GOAL OF THE EXERCISE — Leave out all pictures and return, exactly as written, the lines from the line containing "Convert this chart to matplotlib code." to the line containing "from matplotlib.patches import Polygon, Rectangle", both ends kept.

DATA LINES —
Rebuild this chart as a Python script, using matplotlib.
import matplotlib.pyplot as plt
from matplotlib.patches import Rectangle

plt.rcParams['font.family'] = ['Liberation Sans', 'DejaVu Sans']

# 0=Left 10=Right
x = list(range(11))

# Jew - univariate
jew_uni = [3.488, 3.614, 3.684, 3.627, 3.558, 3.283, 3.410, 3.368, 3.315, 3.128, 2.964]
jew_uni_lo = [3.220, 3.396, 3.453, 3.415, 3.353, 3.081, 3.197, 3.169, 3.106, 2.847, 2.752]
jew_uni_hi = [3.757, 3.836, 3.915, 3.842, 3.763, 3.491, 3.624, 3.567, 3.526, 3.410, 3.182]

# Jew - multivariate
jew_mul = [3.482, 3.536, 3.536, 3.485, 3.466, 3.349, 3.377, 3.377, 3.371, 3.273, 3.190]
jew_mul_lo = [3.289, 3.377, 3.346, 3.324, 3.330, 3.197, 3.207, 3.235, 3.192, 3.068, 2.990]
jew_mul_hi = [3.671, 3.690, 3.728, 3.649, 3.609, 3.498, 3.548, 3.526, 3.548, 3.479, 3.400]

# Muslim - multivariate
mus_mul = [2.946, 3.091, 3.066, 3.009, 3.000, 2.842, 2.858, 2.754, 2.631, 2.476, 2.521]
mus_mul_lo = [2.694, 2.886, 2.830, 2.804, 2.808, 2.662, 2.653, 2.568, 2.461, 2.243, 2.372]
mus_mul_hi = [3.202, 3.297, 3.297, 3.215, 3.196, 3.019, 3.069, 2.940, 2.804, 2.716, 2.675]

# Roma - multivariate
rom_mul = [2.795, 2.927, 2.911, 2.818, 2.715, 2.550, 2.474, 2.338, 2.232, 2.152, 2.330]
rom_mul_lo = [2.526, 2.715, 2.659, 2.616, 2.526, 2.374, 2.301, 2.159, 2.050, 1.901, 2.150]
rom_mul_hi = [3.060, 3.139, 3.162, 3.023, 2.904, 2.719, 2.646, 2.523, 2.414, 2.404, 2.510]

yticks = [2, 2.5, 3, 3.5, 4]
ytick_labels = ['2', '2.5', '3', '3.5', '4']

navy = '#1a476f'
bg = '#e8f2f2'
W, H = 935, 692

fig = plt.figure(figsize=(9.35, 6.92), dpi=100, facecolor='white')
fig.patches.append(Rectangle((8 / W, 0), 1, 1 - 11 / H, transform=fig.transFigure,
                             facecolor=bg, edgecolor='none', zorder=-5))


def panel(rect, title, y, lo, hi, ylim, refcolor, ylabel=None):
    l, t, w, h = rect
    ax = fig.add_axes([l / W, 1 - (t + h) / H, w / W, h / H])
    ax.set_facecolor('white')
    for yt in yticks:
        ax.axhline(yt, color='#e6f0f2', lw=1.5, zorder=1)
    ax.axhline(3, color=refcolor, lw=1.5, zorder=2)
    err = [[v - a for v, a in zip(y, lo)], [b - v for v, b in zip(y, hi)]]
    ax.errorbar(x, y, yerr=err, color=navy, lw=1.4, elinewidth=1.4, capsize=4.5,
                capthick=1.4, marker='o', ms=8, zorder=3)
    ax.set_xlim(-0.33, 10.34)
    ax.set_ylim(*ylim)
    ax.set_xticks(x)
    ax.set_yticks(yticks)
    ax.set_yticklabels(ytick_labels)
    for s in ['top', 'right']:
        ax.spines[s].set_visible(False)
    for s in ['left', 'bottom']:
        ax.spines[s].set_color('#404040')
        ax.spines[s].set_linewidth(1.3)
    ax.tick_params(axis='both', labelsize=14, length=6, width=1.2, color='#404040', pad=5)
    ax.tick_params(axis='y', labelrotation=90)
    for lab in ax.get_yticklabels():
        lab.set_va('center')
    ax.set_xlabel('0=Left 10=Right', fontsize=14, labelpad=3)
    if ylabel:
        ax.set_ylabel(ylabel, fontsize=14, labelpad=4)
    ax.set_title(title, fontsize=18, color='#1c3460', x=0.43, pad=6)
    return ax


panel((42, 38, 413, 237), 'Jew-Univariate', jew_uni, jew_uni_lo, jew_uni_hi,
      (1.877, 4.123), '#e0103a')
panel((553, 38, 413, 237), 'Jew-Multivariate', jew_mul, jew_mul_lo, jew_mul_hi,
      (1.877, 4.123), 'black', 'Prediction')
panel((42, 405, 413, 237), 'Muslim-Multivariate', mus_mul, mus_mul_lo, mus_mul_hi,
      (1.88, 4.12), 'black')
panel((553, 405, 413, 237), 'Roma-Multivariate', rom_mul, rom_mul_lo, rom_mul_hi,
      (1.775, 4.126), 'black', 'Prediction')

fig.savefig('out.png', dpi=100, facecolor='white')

==

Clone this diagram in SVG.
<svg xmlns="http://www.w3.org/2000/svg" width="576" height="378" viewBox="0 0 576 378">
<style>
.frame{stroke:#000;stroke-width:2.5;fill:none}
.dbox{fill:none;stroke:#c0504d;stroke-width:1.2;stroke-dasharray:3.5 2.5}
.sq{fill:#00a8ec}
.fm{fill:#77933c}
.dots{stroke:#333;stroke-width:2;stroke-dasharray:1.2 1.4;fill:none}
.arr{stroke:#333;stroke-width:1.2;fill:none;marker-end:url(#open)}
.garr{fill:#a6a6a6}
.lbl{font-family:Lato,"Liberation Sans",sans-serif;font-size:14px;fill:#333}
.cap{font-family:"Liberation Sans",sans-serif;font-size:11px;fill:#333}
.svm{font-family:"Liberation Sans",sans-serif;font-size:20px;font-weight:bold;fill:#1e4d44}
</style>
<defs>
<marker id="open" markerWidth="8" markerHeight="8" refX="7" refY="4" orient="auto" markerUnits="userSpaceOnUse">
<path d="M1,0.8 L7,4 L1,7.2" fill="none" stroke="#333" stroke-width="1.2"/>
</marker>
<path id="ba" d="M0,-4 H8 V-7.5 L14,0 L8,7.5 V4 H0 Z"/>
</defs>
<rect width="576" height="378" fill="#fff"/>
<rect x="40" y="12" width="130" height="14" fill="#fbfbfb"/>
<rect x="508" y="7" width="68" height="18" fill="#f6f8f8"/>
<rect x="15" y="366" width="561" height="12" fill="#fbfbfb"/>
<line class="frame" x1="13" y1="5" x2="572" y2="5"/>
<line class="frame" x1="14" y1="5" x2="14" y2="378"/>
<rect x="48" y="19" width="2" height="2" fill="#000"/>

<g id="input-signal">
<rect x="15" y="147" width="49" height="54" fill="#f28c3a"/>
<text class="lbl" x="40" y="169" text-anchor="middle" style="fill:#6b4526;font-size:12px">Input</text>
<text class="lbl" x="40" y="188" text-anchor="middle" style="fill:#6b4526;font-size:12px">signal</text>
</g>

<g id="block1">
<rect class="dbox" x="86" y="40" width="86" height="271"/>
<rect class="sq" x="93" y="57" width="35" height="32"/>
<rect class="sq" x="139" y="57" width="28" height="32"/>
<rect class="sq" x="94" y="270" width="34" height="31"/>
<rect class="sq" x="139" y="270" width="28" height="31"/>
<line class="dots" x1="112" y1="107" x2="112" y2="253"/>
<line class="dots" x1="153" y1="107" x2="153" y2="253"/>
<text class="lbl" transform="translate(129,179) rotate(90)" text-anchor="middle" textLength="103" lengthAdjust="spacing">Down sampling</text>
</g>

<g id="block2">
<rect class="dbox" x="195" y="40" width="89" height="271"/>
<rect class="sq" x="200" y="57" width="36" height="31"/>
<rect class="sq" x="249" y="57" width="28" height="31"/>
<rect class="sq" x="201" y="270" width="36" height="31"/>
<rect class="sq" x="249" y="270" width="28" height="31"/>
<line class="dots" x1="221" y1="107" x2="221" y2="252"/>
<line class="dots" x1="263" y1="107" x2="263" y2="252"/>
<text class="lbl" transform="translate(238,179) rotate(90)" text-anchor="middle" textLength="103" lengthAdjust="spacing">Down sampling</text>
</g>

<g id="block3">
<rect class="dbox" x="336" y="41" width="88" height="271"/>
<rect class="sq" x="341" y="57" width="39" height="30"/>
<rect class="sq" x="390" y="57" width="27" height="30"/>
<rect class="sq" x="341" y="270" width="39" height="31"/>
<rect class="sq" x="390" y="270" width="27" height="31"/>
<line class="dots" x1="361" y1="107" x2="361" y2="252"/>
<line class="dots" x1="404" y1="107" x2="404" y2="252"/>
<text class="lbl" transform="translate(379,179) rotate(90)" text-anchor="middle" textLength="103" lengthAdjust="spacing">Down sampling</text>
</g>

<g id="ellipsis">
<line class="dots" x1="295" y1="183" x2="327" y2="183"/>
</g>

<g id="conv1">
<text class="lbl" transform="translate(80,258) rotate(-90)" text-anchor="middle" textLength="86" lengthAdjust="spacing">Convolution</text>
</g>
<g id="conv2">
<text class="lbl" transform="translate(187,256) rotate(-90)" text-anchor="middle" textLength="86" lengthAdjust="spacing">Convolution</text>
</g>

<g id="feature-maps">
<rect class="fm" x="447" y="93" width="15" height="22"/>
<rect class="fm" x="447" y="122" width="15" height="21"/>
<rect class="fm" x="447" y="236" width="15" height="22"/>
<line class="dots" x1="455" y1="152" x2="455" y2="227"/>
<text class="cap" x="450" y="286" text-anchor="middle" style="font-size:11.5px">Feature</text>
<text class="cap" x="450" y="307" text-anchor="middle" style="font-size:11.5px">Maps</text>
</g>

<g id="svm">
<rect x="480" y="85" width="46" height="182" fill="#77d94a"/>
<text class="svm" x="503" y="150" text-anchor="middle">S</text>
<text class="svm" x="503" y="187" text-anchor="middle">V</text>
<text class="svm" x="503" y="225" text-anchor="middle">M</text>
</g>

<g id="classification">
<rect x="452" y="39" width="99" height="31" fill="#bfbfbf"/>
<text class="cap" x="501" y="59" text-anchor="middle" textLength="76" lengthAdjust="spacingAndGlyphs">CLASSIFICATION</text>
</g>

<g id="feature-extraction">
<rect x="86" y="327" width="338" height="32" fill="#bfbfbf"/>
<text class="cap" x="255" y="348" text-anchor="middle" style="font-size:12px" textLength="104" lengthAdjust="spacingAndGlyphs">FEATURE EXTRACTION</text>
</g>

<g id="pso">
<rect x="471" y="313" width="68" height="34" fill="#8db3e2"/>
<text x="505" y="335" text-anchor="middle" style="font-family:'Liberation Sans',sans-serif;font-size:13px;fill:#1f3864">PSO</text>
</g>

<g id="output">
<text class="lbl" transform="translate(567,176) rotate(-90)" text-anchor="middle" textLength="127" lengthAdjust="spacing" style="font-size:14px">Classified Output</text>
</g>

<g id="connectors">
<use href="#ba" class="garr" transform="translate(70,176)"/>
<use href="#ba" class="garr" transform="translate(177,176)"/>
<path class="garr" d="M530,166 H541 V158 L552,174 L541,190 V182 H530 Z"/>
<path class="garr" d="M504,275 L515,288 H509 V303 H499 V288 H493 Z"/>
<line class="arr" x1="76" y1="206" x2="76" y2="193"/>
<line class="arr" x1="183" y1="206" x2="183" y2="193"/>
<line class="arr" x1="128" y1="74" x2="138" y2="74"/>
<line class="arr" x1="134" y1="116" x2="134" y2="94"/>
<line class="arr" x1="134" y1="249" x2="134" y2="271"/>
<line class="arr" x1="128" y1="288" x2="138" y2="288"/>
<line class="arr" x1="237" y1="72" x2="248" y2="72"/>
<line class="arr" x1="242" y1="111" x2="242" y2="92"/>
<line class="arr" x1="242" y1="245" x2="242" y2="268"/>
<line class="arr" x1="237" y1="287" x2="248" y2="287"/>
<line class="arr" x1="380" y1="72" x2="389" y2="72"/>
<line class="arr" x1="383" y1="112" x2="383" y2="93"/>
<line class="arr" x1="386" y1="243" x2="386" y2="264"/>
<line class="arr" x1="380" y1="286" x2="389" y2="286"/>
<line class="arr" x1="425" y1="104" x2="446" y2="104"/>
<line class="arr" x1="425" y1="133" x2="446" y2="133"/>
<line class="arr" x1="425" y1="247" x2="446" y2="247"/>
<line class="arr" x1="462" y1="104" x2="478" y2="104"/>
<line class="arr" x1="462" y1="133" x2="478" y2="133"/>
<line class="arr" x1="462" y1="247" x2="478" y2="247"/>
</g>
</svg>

* * *

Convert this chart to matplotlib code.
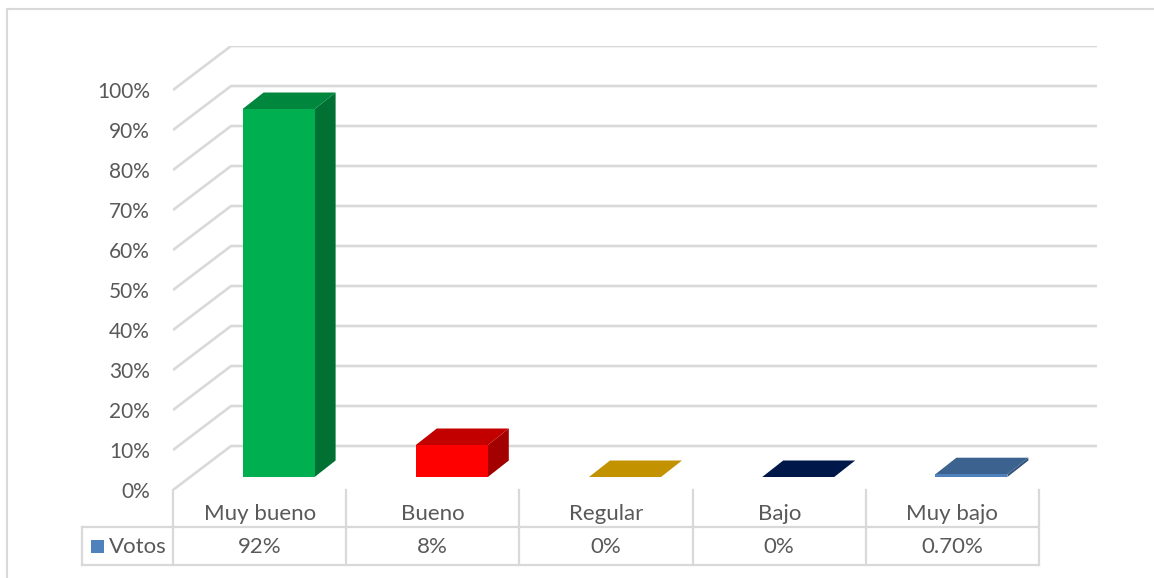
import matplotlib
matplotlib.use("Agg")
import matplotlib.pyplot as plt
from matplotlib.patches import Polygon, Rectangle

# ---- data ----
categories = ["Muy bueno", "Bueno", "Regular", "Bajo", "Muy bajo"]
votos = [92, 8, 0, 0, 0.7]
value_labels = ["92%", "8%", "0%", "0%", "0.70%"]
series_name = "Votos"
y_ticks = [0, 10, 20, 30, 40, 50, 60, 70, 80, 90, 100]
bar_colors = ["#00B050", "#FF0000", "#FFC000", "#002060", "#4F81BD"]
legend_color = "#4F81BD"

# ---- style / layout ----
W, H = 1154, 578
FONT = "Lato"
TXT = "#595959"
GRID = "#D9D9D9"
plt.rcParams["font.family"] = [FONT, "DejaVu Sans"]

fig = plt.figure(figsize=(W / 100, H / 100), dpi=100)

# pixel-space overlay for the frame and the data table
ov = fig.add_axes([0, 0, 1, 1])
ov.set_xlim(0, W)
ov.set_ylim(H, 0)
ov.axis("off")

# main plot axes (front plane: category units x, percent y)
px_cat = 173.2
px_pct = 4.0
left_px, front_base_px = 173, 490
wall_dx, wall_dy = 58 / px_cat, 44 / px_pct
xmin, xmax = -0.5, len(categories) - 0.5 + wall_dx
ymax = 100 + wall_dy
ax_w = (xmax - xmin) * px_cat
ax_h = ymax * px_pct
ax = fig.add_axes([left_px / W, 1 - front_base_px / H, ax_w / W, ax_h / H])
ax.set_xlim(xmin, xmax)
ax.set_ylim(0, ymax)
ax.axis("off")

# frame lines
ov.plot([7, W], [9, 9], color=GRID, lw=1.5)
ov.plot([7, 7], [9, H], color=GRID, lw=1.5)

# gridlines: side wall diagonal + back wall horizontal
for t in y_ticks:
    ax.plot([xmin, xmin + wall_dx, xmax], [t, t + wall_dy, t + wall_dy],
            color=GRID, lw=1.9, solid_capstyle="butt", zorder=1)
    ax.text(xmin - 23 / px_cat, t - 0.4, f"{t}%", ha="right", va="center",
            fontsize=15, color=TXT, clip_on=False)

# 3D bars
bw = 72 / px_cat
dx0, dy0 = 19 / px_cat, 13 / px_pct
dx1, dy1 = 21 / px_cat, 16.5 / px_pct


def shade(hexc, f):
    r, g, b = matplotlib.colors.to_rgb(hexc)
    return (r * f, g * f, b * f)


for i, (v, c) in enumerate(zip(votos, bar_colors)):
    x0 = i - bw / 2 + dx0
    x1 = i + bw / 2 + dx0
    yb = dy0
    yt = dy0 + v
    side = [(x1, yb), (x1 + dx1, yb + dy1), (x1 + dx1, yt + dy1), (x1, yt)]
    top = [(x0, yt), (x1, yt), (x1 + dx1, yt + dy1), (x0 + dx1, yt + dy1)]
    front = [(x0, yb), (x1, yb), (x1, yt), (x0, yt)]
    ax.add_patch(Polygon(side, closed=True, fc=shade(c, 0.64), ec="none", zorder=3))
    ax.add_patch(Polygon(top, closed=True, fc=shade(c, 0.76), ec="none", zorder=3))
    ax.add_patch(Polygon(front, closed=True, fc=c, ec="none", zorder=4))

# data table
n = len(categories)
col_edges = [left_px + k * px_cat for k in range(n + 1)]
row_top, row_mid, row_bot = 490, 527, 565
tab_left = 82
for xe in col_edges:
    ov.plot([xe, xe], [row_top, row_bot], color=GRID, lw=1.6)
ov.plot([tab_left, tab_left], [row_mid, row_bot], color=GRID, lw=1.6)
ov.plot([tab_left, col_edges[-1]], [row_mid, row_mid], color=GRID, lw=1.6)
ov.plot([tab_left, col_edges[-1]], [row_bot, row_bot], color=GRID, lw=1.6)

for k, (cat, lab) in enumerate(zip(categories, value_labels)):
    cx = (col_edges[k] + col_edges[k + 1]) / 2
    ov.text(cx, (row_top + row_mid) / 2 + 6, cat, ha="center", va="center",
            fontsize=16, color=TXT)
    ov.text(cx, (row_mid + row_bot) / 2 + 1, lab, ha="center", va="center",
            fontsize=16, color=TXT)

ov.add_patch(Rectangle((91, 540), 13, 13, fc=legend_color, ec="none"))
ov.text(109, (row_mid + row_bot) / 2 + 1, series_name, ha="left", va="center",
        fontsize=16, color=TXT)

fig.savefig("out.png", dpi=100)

THE RESPONSE —
Convert this chart to matplotlib code.
import matplotlib
matplotlib.use("Agg")
import matplotlib.pyplot as plt
from matplotlib.patches import Polygon, Rectangle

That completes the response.